As I've aged, I'm preferring more and more a movie that can engage my mind more with dialogue - good dialogue - to entertain me versus a movie with just non-stop shoot'em up action.
There's a place for action movies in my life, but I'll take the likes of Casablanca or the Maltese Falcon over The Avengers or whatever the next superhero flavor movie of the month is out.
Amen to that, and I agree completely.
I'll add The Third Man (a stunning movie) to your excellent list.
Trying to watch
Tulip Fever (2017). Obsession, corruption, deception... what's not to like and there's even more ahead I guess since I've not finished watching it yet.
Well it has its moments, some of them fairly acrobatic and not about tulips at all, hence the R rating I suppose, and some quite comical moments as well, but it has given me more than a few episodes of something that feels a lot like attention deficit disorder. In fact I have more than a slight feeling I should have thrown caution to the winds and read some reviews first. Oh well.
The film does convey the insanity of the tulip craze in the Holland of the late 1630s, and the flowers, when we get to focus on them, are sumptuous. Judi Dench is wonderful and hilarious as the Abbess of a convent caught up in the escalating gains and risks of tulip mania. I'm not really spoiling anything at all when I note in passing the remarks exchanged by two guys scaling the walls of the convent at night to get into the courtyard gardens in order to try to lift some valuable tulip bulbs. The bit was fun and was enough to carry me to the next scenes anyway.

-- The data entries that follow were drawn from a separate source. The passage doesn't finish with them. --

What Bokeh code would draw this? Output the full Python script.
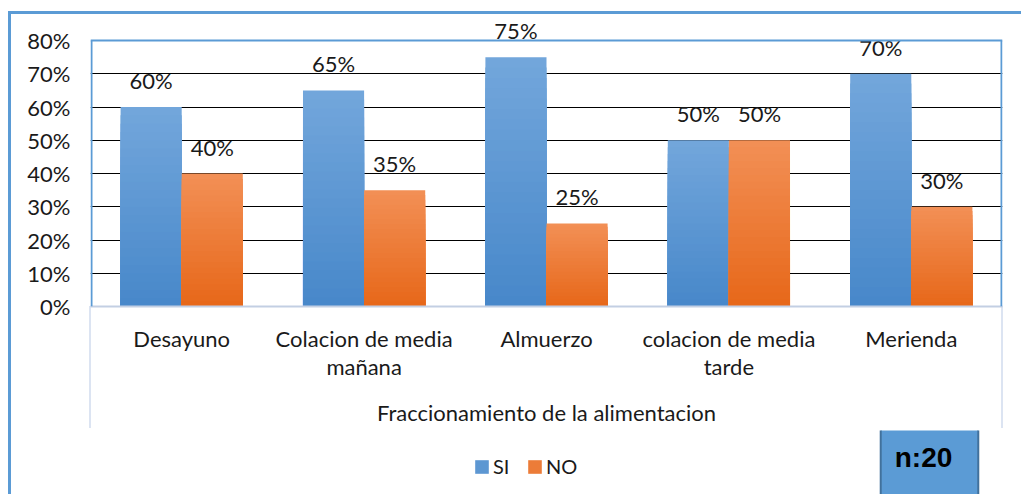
from bokeh.plotting import figure
from bokeh.layouts import column
from bokeh.models import (ColumnDataSource, FactorRange, Range1d, NumeralTickFormatter,
                          LabelSet, Label, Legend, LegendItem, BoxAnnotation, FixedTicker, Span)
from bokeh.embed import file_html
from bokeh.resources import INLINE
from bokeh.core.properties import value
from bokeh.transform import dodge

# ---- data ----
categories = ["Desayuno", "Colacion de media\nmañana", "Almuerzo",
              "colacion de media\ntarde", "Merienda"]
si_values = [0.60, 0.65, 0.75, 0.50, 0.70]
no_values = [0.40, 0.35, 0.25, 0.50, 0.30]
series_names = ["SI", "NO"]
y_ticks = [0.0, 0.1, 0.2, 0.3, 0.4, 0.5, 0.6, 0.7, 0.8]
x_title = "Fraccionamiento de la alimentacion"
note_text = "n:20"

FONT = "Lato"
TXT = "#1a1a1a"
FRAME_BLUE = "#5B9BD5"
SI_TOP, SI_BOT = "#72A6DB", "#4888CA"
NO_TOP, NO_BOT = "#F28F55", "#E7681A"

W = 1021
H1, H2 = 430, 64
ML, MR, MT, MB = 90, 19, 12, 124
FW, FH = W - ML - MR, H1 - MT - MB
Y_TOP = y_ticks[-1]
Y_END = Y_TOP * FH / (FH - 28)   # leaves room above the 80% line for labels

bg1 = ("linear-gradient(#5B9BD5,#5B9BD5) 8px 11px / 3px 480px no-repeat, "
       "linear-gradient(#5B9BD5,#5B9BD5) 8px 11px / 1020px 3px no-repeat, "
       "linear-gradient(#DCE4F2,#DCE4F2) 89px 306px / 2px 122px no-repeat, "
       "linear-gradient(#DCE4F2,#DCE4F2) 1001px 306px / 2px 122px no-repeat, #ffffff")
bg2 = "linear-gradient(#5B9BD5,#5B9BD5) 8px 0px / 3px 100px no-repeat, #ffffff"

p = figure(x_range=FactorRange(*categories), y_range=Range1d(0, Y_END),
           width=W, height=H1, output_backend="svg", toolbar_location=None,
           min_border_left=ML, min_border_right=MR, min_border_top=MT, min_border_bottom=MB,
           styles={"background": bg1})
p.outline_line_color = None
p.background_fill_color = None
p.border_fill_color = None

# gridlines
p.xgrid.grid_line_color = None
p.ygrid.grid_line_color = "#000000"
p.ygrid.grid_line_width = 1
p.yaxis.ticker = FixedTicker(ticks=y_ticks)
p.ygrid.ticker = FixedTicker(ticks=y_ticks[1:-1])

# y axis
p.yaxis.formatter = NumeralTickFormatter(format="0%")
p.yaxis.axis_line_color = None
p.yaxis.major_tick_line_color = None
p.yaxis.minor_tick_line_color = None
p.yaxis.major_label_standoff = 14
p.yaxis.major_label_text_font = FONT
p.yaxis.major_label_text_font_size = "22px"
p.yaxis.major_label_text_color = TXT

# x axis
p.xaxis.axis_line_color = "#C3CFE3"
p.xaxis.axis_line_width = 2
p.xaxis.major_tick_line_color = None
p.xaxis.minor_tick_line_color = None
p.xaxis.major_label_standoff = 12
p.xaxis.major_label_text_font = FONT
p.xaxis.major_label_text_font_size = "22px"
p.xaxis.major_label_text_color = TXT
p.xaxis.major_label_text_line_height = 1.05
p.xaxis.axis_label = x_title
p.xaxis.axis_label_standoff = 16
p.xaxis.axis_label_text_font = FONT
p.xaxis.axis_label_text_font_size = "22px"
p.xaxis.axis_label_text_font_style = "normal"
p.xaxis.axis_label_text_color = TXT

src = ColumnDataSource(dict(
    cat=categories, si=si_values, no=no_values,
    si_lbl=[f"{round(v*100)}%" for v in si_values],
    no_lbl=[f"{round(v*100)}%" for v in no_values],
))

BW = 0.335
OFF = BW / 2


def hex2rgb(h):
    return tuple(int(h[i:i + 2], 16) for i in (1, 3, 5))


def mix(a, b, t):
    ca, cb = hex2rgb(a), hex2rgb(b)
    return "#%02x%02x%02x" % tuple(round(ca[i] + (cb[i] - ca[i]) * t) for i in range(3))


N = 24
series_cfg = [("si", -OFF, SI_TOP, SI_BOT), ("no", OFF, NO_TOP, NO_BOT)]
for col, off, ctop, cbot in series_cfg:
    for k in range(N):
        frac = 1 - k / N
        s = ColumnDataSource(dict(cat=categories, top=[v * frac for v in src.data[col]]))
        p.vbar(x=dodge("cat", off, range=p.x_range), top="top", bottom=0, width=BW,
               source=s, fill_color=mix(ctop, cbot, k / (N - 1)), line_color=None)
    p.add_layout(LabelSet(x=dodge("cat", off, range=p.x_range), y=col, text=col + "_lbl",
                          source=src, text_align="center", text_baseline="bottom",
                          y_offset=13, text_font=value(FONT), text_font_size="22px",
                          text_color=TXT))

# plot-area border (left, right, top at 80%)
for l, r in ((0, 2), (FW - 2, FW)):
    p.add_layout(BoxAnnotation(left=l, right=r, left_units="screen", right_units="screen",
                               bottom=0, top=Y_TOP, fill_color=FRAME_BLUE, fill_alpha=1,
                               line_color=None))
p.add_layout(Span(location=Y_TOP, dimension="width", line_color=FRAME_BLUE, line_width=2))

# ---- bottom strip: legend and n:20 box (frame aligned with the chart's frame) ----
p2 = figure(width=W, height=H2, output_backend="svg", toolbar_location=None,
            x_range=FactorRange(*categories), y_range=Range1d(0, 1),
            x_axis_location=None, y_axis_location=None,
            min_border_left=ML, min_border_right=MR, min_border_top=0, min_border_bottom=0,
            styles={"background": bg2})
p2.outline_line_color = None
p2.background_fill_color = None
p2.border_fill_color = None
p2.grid.visible = False

items = []
for col, name, ctop, cbot in zip(("si", "no"), series_names, (SI_TOP, NO_TOP), (SI_BOT, NO_BOT)):
    r = p2.vbar(x="cat", top=col, width=0.3, source=src,
                fill_color=mix(ctop, cbot, 0.5), line_color=None, visible=False)
    items.append(LegendItem(label=name, renderers=[r]))

legend = Legend(items=items, orientation="horizontal", location=(383, 16),
                glyph_width=17, glyph_height=17, label_standoff=3, spacing=13,
                padding=0, margin=0, border_line_color=None, background_fill_alpha=0,
                label_text_font=FONT, label_text_font_size="20px", label_text_color=TXT)
p2.add_layout(legend, "center")

p2.add_layout(Label(x=839, y=31, x_units="screen", y_units="screen", text=note_text,
                    text_align="center", text_baseline="middle",
                    text_font="Liberation Sans", text_font_style="bold",
                    text_font_size="28px", text_color="#000000",
                    background_fill_color="#5B9BD5", border_line_color="#41719C",
                    border_line_width=2, padding=(14, 26, 14, 26)))

layout = column(p, p2, spacing=0)
open("out.html", "w").write(file_html(layout, INLINE))
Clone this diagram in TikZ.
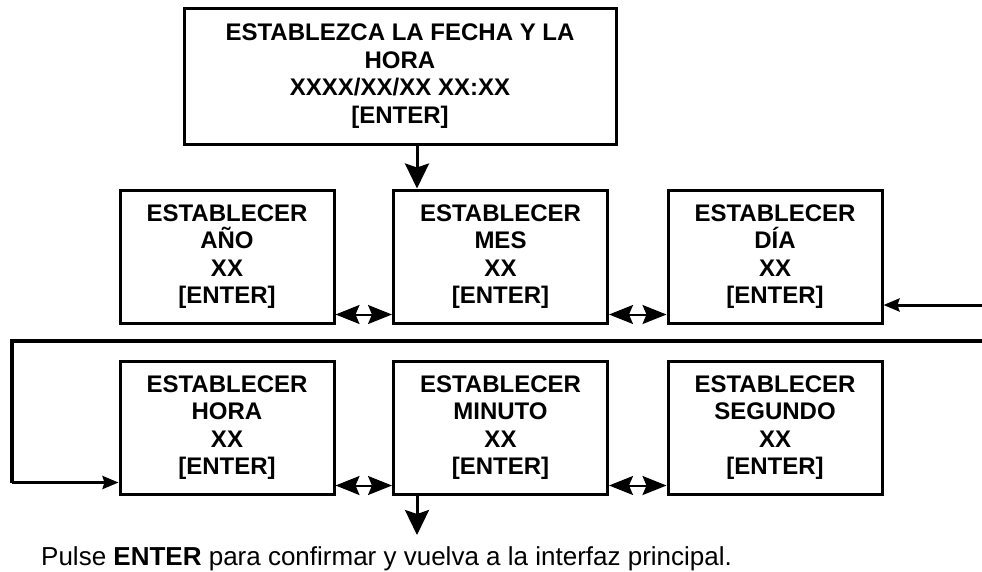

"What is this place anyway?"
"A convent."
"We're stealing from nuns?"
"The tulips don't belong to them."
"Whose are they then?"
"Well... they belong to the pope I suppose."
"Ah well then, I don't mind stealing from the pope."
Sounds fascinating.
If this topic interests you, might I take the liberty of recommending Mike Dash's brilliant book Tulipomania for a very well written and most enjoyable history of that era, a book that deals with this topic, (and one that is blessed with beautiful illustrations as well).
Kind Hearts and Coronets
Brilliant.
I hope you can forgive me quoting myself but I mention this post because the DVD set I bought was flawed! bah! 1st world problems. So my copy of Kind Hearts and Coronets is damaged and won't completely play the whole film. I rented it from iTunes.
In a word, brilliant!
Last night, I went hunting for my own DVD of Kind Hearts and Coronets, as that was exactly what I craved, clever, biting, bitter, brilliant, cynical and hilarious; I couldn't find it and have a horrid sinking feeling I gave it to someone and it has never been returned.
Oh, well; I have ordered a fresh set of Ealing Comedies - timeless and brilliant.
Re Quentin Tarantino, I thought Pulp Fiction clever and savagely funny, cynically amoral, but brilliantly well made, with a superb cast, stunning soundtrack, and breath-taking dialogue.
I loved Jackie Brown - it is still probably my favourite QT movie (by a considerable margin), a superb story brilliantly told with an amazing cast, great dialogue and - again - an awesome soundtrack.
A middle-aged lead, a middle-aged female lead, a middle-aged black female lead - what is there not to like? - and a lovely take on middle-aged - understated and unspoken - bittersweet, but lovely - attraction and romance.
And yes, I enjoyed Django Unchained.
Much of the rest of the oeuvre, I can take or leave, but I am with
@kazmac in my reverence for classic spaghetti westerns and their venerable Asian ancestors.